Accordingly, in the present invention, CNC and RES-CBD are combined to form optically transparent self-standing films. The optical transparency and good mechanical properties of the films make them highly relevant for flexible displays and other flexible electronics. Films may incorporate additives such as other materials, polymer, cross-linkers or surface modifications to impart desired properties such as hydrophobicity, flexibility, transparency, water resistance etc.
Furthermore, the natural self-assembly into chiral-nematic structures of CNC may influence the subsequent mechanical and optical properties of CNC based films. The introduction of various additives such as polymers and carbohydrates (glucose) may influence the self-assembly behavior and the ensuing nanostructure of the film, resulting in further enhanced transparency and desired mechanical properties.

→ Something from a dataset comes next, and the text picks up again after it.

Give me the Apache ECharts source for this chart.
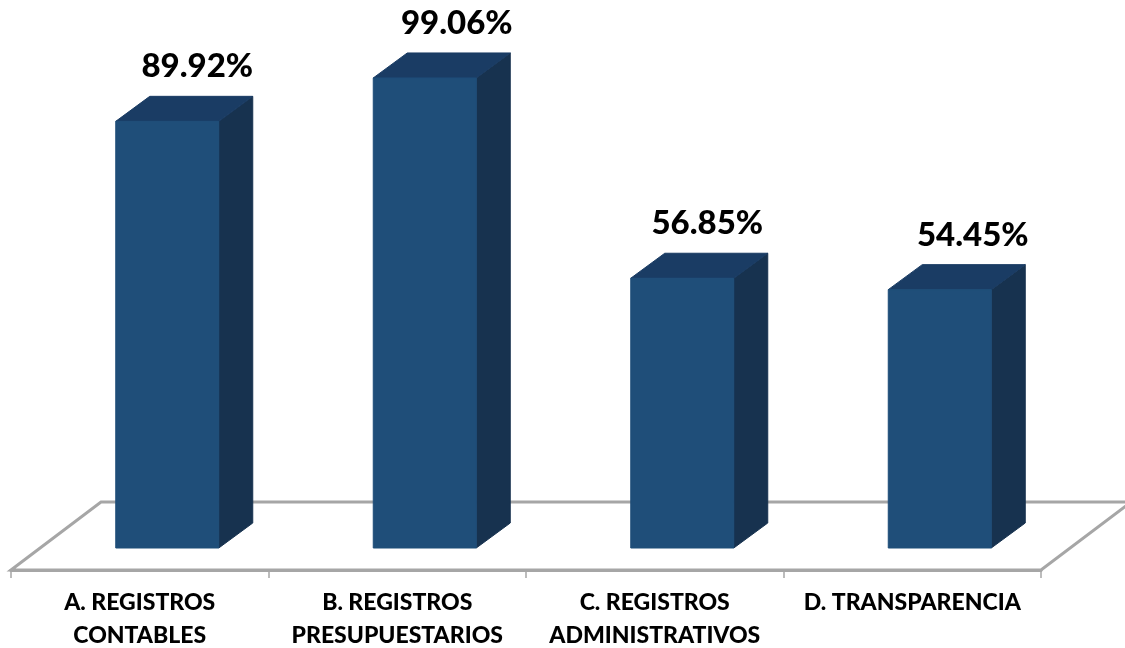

One of the many applications of the present invention is using the film as a flexible display. A flexible display is a visual output surface that is designed to withstand being folded and/or bent and/or twisted. Typically screens which use flexible displays are made of OLED (organic light emitting diode) displays. Flexible displays are becoming more prevalent in foldable technology such as in foldable smartphones, designed to be folded or closed like a book, roll-up screens or wearable devices. The film of the present invention can be used to make ultra-thin displays without the fragility of glass screens.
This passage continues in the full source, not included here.